++++ Given information ++++

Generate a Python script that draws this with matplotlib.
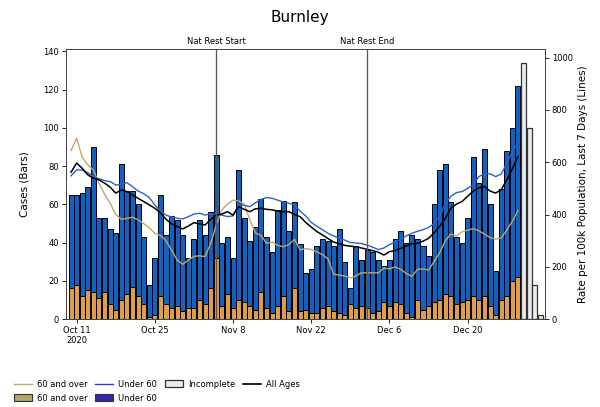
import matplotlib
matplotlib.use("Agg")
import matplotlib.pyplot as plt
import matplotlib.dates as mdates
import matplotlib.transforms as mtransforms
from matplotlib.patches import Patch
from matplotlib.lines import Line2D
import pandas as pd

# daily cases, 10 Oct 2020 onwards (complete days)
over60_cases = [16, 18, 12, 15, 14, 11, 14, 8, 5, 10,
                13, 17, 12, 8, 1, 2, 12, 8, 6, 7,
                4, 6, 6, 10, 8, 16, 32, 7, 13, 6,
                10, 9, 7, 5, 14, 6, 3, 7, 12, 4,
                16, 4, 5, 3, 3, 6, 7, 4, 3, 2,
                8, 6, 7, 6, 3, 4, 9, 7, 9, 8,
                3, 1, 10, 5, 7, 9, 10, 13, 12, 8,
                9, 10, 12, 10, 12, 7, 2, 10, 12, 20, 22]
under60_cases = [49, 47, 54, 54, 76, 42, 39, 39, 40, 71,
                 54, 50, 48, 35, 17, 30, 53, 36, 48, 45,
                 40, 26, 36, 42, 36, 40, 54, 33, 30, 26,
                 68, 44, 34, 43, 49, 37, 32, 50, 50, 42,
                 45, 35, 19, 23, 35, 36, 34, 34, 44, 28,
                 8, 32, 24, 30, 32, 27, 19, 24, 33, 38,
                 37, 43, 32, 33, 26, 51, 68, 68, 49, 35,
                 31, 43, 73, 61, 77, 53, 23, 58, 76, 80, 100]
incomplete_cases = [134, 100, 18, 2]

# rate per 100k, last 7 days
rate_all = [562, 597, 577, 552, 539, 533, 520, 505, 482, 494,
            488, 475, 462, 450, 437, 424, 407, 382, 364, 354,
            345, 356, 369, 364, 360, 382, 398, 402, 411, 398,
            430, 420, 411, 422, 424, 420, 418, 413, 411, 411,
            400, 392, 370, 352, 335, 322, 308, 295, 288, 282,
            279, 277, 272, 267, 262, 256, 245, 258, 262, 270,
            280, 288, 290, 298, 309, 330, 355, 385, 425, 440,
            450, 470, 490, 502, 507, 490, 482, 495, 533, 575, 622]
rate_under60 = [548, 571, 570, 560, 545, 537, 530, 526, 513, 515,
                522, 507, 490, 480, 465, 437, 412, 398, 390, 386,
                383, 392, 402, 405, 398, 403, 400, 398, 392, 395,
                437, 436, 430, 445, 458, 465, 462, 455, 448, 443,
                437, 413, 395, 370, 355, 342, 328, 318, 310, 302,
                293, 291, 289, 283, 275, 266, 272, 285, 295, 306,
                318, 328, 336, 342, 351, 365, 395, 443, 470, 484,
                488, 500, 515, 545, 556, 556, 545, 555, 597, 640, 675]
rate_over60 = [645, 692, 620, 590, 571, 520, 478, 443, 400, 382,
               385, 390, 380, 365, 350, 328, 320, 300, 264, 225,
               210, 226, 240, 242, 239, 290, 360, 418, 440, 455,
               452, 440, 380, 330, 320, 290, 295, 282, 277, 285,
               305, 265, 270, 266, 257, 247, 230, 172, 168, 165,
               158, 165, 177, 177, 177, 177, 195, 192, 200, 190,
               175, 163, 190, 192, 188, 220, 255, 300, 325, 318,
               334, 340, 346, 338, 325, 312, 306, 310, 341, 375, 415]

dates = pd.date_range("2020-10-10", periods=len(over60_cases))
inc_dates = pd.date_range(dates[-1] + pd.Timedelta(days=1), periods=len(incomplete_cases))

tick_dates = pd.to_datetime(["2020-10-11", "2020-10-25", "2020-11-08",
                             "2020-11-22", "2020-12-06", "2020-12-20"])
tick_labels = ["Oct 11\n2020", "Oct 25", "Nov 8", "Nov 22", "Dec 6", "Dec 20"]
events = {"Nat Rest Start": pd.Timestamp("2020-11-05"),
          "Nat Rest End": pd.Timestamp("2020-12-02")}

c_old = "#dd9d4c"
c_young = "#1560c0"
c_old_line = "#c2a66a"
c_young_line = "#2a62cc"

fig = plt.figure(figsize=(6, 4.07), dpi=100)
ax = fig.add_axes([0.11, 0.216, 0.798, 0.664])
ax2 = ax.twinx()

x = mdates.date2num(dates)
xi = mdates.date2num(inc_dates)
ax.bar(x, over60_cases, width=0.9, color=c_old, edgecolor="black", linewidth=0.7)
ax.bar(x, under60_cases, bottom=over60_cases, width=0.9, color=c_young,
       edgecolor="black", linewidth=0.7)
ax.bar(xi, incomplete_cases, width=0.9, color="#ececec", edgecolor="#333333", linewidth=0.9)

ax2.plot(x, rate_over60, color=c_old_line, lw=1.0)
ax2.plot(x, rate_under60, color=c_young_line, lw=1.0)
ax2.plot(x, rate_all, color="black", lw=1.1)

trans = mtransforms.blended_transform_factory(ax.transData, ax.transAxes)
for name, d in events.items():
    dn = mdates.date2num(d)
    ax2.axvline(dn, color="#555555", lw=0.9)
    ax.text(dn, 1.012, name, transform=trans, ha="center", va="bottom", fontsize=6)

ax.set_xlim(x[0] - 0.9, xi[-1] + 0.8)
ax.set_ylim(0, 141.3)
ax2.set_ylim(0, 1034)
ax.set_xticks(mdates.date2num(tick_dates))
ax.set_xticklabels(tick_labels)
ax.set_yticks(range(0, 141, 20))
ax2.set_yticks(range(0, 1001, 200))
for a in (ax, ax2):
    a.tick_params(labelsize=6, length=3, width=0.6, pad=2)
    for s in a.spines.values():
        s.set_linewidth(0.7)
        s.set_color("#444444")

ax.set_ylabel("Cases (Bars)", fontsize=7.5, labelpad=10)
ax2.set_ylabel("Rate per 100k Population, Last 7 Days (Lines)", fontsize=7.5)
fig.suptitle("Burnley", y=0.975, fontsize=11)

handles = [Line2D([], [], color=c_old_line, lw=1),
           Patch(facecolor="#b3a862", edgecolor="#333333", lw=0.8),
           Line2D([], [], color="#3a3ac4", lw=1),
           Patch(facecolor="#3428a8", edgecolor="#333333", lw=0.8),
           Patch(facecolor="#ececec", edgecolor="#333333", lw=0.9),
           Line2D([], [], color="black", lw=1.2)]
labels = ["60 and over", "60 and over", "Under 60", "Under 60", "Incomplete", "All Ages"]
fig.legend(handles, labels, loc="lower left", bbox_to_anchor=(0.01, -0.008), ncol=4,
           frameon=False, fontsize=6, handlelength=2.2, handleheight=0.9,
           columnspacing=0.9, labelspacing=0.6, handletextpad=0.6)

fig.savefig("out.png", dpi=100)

++++
++++ Given information ++++

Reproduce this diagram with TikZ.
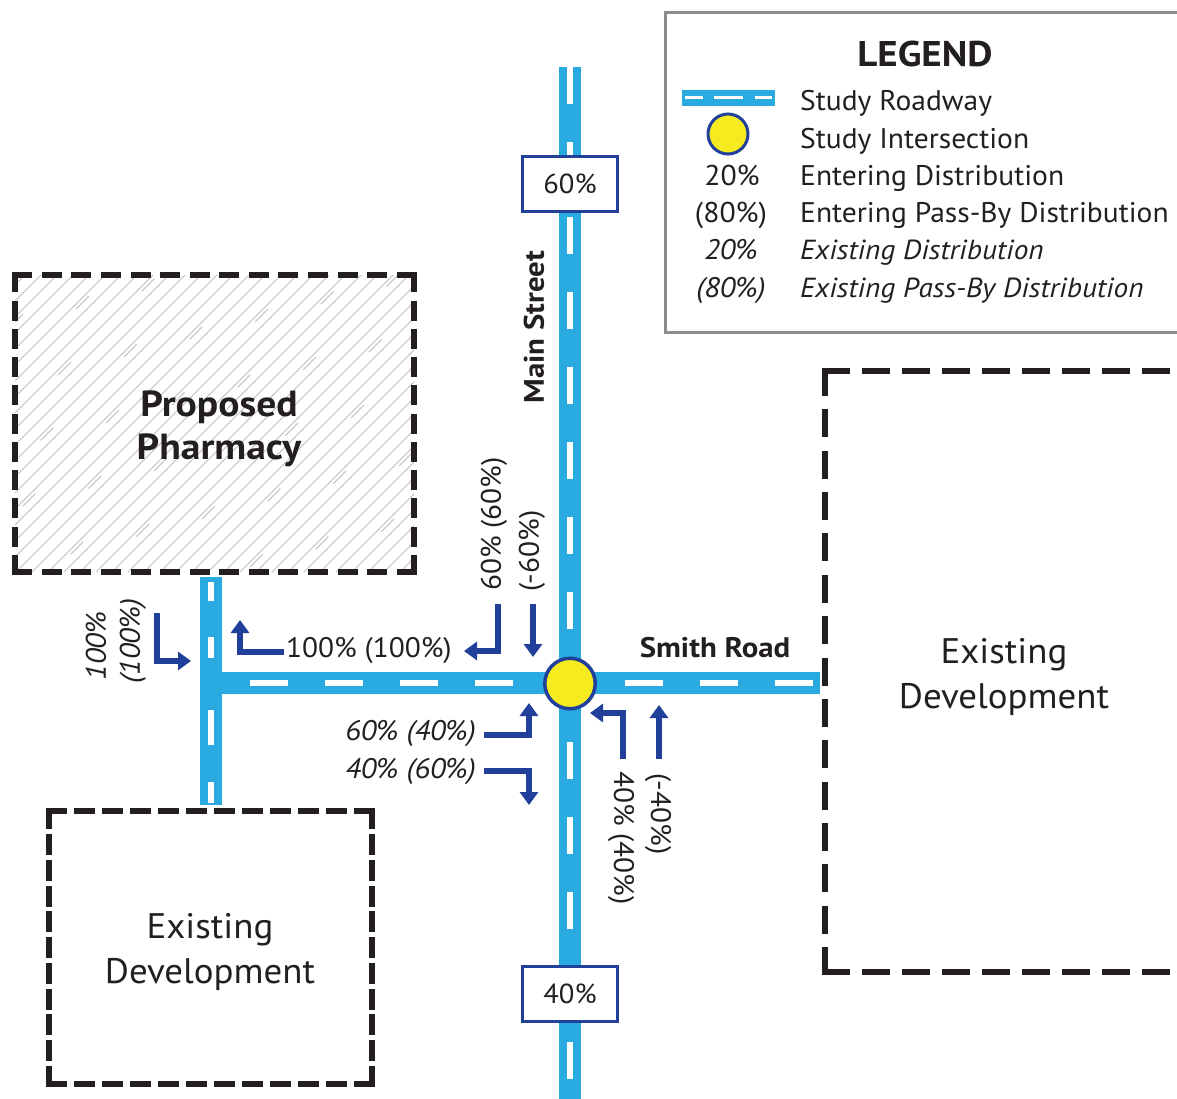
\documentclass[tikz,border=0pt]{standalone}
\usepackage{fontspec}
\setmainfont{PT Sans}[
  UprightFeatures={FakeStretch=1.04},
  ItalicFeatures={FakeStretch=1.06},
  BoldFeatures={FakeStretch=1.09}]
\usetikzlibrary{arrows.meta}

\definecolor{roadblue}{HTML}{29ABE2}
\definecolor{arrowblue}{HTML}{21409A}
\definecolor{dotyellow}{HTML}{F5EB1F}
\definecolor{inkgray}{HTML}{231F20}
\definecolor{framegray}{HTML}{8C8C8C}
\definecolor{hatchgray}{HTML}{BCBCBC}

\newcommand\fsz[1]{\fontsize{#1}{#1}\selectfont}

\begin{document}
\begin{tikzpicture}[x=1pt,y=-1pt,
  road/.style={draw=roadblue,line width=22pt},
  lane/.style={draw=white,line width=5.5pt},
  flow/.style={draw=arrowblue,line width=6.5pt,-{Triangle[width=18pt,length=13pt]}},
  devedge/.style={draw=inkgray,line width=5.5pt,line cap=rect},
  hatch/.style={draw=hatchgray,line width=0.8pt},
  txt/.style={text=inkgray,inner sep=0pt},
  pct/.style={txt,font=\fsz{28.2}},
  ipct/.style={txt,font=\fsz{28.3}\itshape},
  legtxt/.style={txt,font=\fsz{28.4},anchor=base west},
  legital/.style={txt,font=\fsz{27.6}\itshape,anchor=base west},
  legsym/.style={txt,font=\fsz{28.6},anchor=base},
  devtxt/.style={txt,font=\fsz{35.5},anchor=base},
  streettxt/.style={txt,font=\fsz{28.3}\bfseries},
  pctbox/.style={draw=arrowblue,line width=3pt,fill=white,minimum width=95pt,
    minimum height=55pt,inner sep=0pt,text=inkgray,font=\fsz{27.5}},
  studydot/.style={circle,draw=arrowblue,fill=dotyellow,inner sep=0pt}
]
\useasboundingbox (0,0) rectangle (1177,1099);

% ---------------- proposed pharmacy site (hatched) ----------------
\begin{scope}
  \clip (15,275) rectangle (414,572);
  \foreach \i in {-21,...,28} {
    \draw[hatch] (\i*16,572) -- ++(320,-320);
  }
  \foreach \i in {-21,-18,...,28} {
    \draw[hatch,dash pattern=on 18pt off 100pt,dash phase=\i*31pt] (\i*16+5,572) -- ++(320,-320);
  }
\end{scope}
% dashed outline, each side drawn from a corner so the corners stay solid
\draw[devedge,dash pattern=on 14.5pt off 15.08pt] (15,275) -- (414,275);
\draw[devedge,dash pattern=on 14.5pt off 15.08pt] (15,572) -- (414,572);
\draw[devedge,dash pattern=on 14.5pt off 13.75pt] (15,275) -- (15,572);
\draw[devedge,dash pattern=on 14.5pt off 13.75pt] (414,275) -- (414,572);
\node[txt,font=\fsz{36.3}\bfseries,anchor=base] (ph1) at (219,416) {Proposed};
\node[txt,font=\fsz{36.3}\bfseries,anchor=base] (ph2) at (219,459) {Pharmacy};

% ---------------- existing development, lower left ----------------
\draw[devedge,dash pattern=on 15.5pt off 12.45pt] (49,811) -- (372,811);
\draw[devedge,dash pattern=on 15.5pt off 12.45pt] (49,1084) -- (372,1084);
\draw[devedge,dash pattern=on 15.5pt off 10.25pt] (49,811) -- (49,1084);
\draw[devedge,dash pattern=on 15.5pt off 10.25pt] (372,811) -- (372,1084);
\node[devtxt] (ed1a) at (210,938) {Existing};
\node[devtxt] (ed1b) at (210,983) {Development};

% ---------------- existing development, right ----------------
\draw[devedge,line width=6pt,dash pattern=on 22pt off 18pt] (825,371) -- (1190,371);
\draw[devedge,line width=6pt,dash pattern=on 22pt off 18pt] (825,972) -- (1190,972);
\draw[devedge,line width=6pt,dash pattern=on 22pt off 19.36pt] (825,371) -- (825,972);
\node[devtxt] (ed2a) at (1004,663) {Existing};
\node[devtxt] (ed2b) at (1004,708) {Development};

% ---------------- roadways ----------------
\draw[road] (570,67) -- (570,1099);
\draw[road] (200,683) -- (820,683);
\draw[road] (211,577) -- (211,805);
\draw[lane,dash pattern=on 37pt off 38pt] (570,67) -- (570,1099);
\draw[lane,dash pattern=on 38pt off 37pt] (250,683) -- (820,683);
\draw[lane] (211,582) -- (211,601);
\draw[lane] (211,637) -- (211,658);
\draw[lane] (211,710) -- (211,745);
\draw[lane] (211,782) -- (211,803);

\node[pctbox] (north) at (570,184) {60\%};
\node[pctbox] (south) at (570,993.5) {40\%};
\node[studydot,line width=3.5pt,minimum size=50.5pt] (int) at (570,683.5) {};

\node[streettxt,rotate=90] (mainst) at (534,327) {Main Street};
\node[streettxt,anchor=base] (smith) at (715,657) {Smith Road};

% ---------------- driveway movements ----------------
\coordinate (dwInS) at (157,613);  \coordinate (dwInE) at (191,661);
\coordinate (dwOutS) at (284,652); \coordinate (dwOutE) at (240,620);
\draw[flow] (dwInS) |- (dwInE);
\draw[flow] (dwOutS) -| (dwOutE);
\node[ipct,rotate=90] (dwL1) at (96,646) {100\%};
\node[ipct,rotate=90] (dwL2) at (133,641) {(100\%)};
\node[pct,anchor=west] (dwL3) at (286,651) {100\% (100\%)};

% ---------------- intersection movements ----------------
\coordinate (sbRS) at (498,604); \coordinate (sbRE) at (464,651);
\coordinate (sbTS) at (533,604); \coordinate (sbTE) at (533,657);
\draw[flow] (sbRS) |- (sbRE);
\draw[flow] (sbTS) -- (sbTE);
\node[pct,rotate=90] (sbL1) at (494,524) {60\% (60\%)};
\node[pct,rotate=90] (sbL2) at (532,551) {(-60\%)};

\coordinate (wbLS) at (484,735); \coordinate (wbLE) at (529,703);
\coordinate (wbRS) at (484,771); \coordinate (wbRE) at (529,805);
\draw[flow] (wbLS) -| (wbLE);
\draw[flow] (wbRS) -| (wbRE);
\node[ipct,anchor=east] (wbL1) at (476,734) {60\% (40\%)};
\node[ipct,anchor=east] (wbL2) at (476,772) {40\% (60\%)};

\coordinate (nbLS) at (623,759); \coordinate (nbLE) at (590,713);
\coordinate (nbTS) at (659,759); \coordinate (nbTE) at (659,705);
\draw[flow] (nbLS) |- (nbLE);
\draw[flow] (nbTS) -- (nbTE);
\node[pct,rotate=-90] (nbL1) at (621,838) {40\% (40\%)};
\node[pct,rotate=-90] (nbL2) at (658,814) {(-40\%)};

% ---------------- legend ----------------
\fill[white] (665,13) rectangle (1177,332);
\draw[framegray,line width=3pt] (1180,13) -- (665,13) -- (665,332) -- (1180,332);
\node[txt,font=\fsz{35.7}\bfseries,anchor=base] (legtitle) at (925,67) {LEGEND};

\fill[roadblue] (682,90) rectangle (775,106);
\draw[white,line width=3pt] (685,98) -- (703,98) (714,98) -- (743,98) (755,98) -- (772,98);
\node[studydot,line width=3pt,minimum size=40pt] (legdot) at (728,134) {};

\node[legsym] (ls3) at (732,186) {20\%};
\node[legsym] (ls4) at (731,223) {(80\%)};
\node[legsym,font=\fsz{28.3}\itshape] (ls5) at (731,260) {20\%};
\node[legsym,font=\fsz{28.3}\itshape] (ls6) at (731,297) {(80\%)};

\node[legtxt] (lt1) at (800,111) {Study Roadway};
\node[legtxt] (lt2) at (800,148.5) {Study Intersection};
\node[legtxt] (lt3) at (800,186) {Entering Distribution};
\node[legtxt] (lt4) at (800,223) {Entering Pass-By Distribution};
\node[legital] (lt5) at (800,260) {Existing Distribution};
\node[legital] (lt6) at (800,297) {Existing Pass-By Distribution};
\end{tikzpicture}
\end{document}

++++
++++ Given information ++++

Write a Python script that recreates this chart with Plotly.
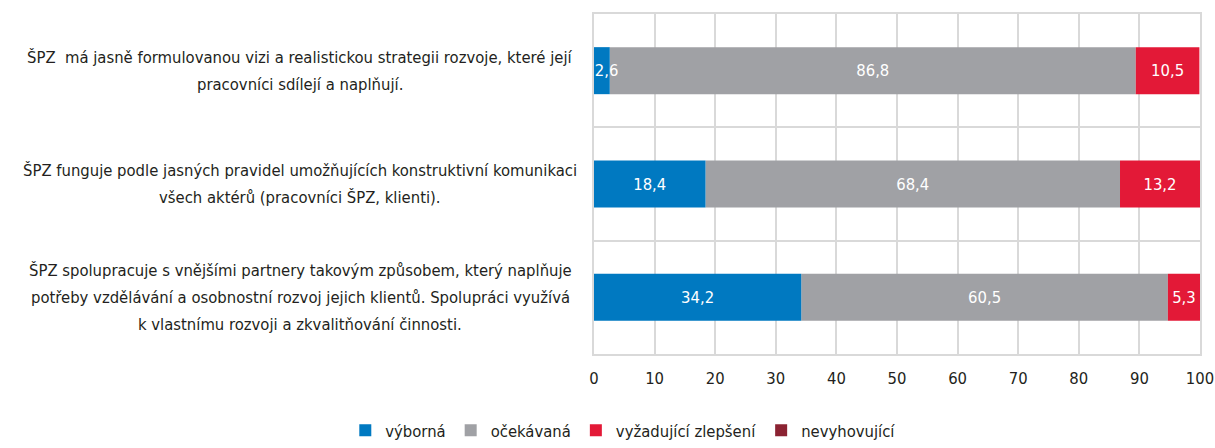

++++

### Goal of the exercise
Return all lines containing the word "matplotlib".

### Response
Generate a Python script that draws this with matplotlib.
import matplotlib
matplotlib.use("Agg")
import matplotlib.pyplot as plt
import matplotlib.dates as mdates
import matplotlib.transforms as mtransforms
from matplotlib.patches import Patch
from matplotlib.lines import Line2D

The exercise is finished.